▸ **Given material**:
— Begin —

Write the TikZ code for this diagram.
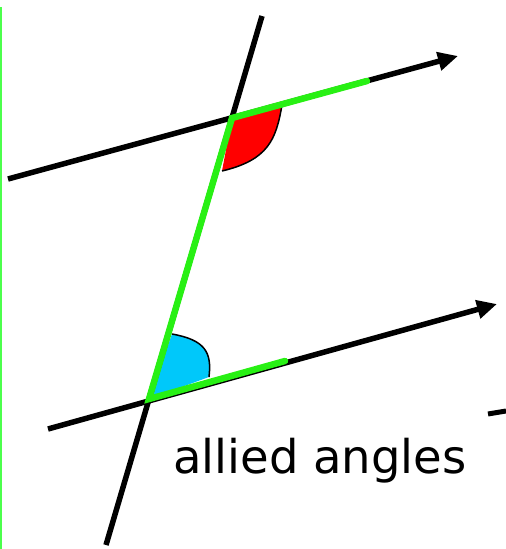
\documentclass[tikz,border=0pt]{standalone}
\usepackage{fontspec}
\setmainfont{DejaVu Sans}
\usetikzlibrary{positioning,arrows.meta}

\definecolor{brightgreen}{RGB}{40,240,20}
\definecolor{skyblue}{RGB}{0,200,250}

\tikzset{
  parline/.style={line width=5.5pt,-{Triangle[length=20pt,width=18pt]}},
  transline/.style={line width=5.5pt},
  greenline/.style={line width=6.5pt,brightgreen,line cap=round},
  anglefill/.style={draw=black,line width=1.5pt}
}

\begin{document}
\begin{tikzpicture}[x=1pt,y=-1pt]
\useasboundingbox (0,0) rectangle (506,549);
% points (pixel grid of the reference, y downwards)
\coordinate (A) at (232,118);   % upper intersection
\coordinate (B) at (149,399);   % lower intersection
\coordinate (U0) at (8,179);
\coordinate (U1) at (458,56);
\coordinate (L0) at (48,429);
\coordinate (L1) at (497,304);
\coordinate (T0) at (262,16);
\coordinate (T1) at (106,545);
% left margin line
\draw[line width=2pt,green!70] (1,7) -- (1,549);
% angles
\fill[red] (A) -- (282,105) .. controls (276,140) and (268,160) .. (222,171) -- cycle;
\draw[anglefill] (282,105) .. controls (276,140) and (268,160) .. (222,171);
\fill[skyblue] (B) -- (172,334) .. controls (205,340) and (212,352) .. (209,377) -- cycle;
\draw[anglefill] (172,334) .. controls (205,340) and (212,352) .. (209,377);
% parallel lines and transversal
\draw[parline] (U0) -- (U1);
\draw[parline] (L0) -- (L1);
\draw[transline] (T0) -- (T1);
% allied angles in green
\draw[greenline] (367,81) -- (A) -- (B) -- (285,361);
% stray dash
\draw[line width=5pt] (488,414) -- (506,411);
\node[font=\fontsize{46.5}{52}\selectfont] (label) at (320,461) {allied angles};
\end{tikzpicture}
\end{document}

— End —

▸ **Requirements**: Your task is to repeat the data above exactly while excluding the pictures.

▸ **Written reply**:
Write the TikZ code for this diagram.
\documentclass[tikz,border=0pt]{standalone}
\usepackage{fontspec}
\setmainfont{DejaVu Sans}
\usetikzlibrary{positioning,arrows.meta}

\definecolor{brightgreen}{RGB}{40,240,20}
\definecolor{skyblue}{RGB}{0,200,250}

\tikzset{
  parline/.style={line width=5.5pt,-{Triangle[length=20pt,width=18pt]}},
  transline/.style={line width=5.5pt},
  greenline/.style={line width=6.5pt,brightgreen,line cap=round},
  anglefill/.style={draw=black,line width=1.5pt}
}

\begin{document}
\begin{tikzpicture}[x=1pt,y=-1pt]
\useasboundingbox (0,0) rectangle (506,549);
% points (pixel grid of the reference, y downwards)
\coordinate (A) at (232,118);   % upper intersection
\coordinate (B) at (149,399);   % lower intersection
\coordinate (U0) at (8,179);
\coordinate (U1) at (458,56);
\coordinate (L0) at (48,429);
\coordinate (L1) at (497,304);
\coordinate (T0) at (262,16);
\coordinate (T1) at (106,545);
% left margin line
\draw[line width=2pt,green!70] (1,7) -- (1,549);
% angles
\fill[red] (A) -- (282,105) .. controls (276,140) and (268,160) .. (222,171) -- cycle;
\draw[anglefill] (282,105) .. controls (276,140) and (268,160) .. (222,171);
\fill[skyblue] (B) -- (172,334) .. controls (205,340) and (212,352) .. (209,377) -- cycle;
\draw[anglefill] (172,334) .. controls (205,340) and (212,352) .. (209,377);
% parallel lines and transversal
\draw[parline] (U0) -- (U1);
\draw[parline] (L0) -- (L1);
\draw[transline] (T0) -- (T1);
% allied angles in green
\draw[greenline] (367,81) -- (A) -- (B) -- (285,361);
% stray dash
\draw[line width=5pt] (488,414) -- (506,411);
\node[font=\fontsize{46.5}{52}\selectfont] (label) at (320,461) {allied angles};
\end{tikzpicture}
\end{document}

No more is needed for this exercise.